Trajectoire d’une bille dans un billard en forme de L

© Elise GOUJARD

Être une femme dans un « monde d’homme »

« Statistiquement, il y a encore trop peu de femmes dans le monde des mathématiques », déplore Elise Goujard. Elle est la seule femme permanente de son équipe, selon elle, il n’y a aucune cause scientifique valable de dire que les femmes seraient plus au moins disposées aux mathématiques. Le seul motif serait dû à des raisons de stéréotypes sociaux, il n’y a pas encore assez de choses mises en place pour que les femmes qui veulent faire des mathématiques puissent le faire. 

Depuis plusieurs années, de nouvelles actions sont établies afin de veiller à améliorer la parité, sauf que ces nouvelles mesures sont à double tranchant pour les chercheuses.
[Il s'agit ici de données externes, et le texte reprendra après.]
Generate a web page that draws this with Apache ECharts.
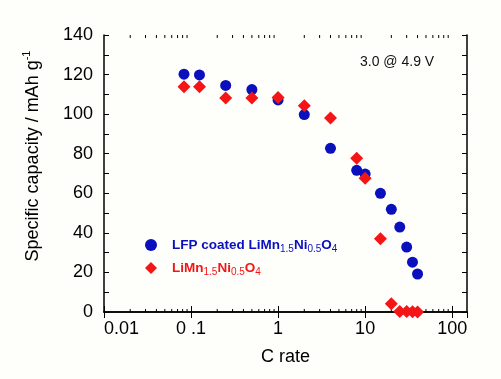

Elise Goujard explique qu’au sein des comités de recrutement, il existe un quota qui est de l’ordre de 40% de femmes et d’hommes. Le problème étant qu’actuellement, les enseignantes chercheuses fondamentales sont beaucoup moins nombreuses que le quota prévu (environ 14% en 2021). Elles sont donc plus sollicitées pour l’administratif que leurs collègues masculins. Les femmes passent donc plus de temps sur l’administratif et donc moins de temps sur la recherche que les hommes. Cette réalité complexe témoigne des défis auxquels les femmes dans le domaine de la recherche mathématique font face, en naviguant entre l’administratif et la recherche, souvent avec des responsabilités disproportionnées.    

 Une personne qui l’inspire ?  Maryam Mirzakhani est une mathématicienne très inspirante pour Elise Goujard, c’est la première femme et la première personne de nationalité iranienne à avoir reçu le prix médaille Fields. Elise Goujard a étudié ses mathématiques pour sa recherche et elle a eu la chance de la rencontrer. Elle nous décrit une femme humble, inspirante et extraordinaire.